PRESS INFORMATION - EMBARGOED for 04:00 GMT Wednesday, 30 November 2011
A new report published today by Peruvian indigenous organisations, AIDESEP, FENAMAD and CARE, and international human rights organisation the Forest Peoples Programme (FPP), reveals the impact that REDD projects and programmes are already having on the lives of indigenous peoples. The reality of REDD+ in Peru: Between theory and practice - Indigenous Amazonian Peoples’ analyses and alternatives finds that REDD pilot projects run by some NGOs and companies are already undermining the rights of indigenous peoples, and are leading to carbon piracy and conflicts over land and resources. Persistent advocacy efforts by indigenous peoples’ organisations to secure respect for the fundamental rights of indigenous peoples have resulted in some government commitments to modify national REDD programmes financed by the World Bank. Nevertheless, solid guarantees for respect of these rights are yet to materialise.

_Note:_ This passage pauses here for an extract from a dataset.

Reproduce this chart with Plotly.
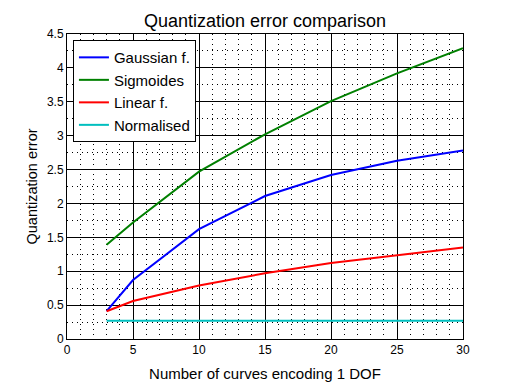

Roberto Espinoza Llanos, coordinator of AIDESEP’s Climate Change Programme and one of the lead authors of the report, explains, “The commitments made by the previous government in 2011 were not made lightly, they were assumed by the State and approved in a global meeting of the World Bank’s FCPF [Forest Carbon Partnership Facility]. We hope that the present government and international entities like the World Bank will deliver on their promises to respect land and territorial rights. Continual monitoring will be necessary to make sure they keep their word.”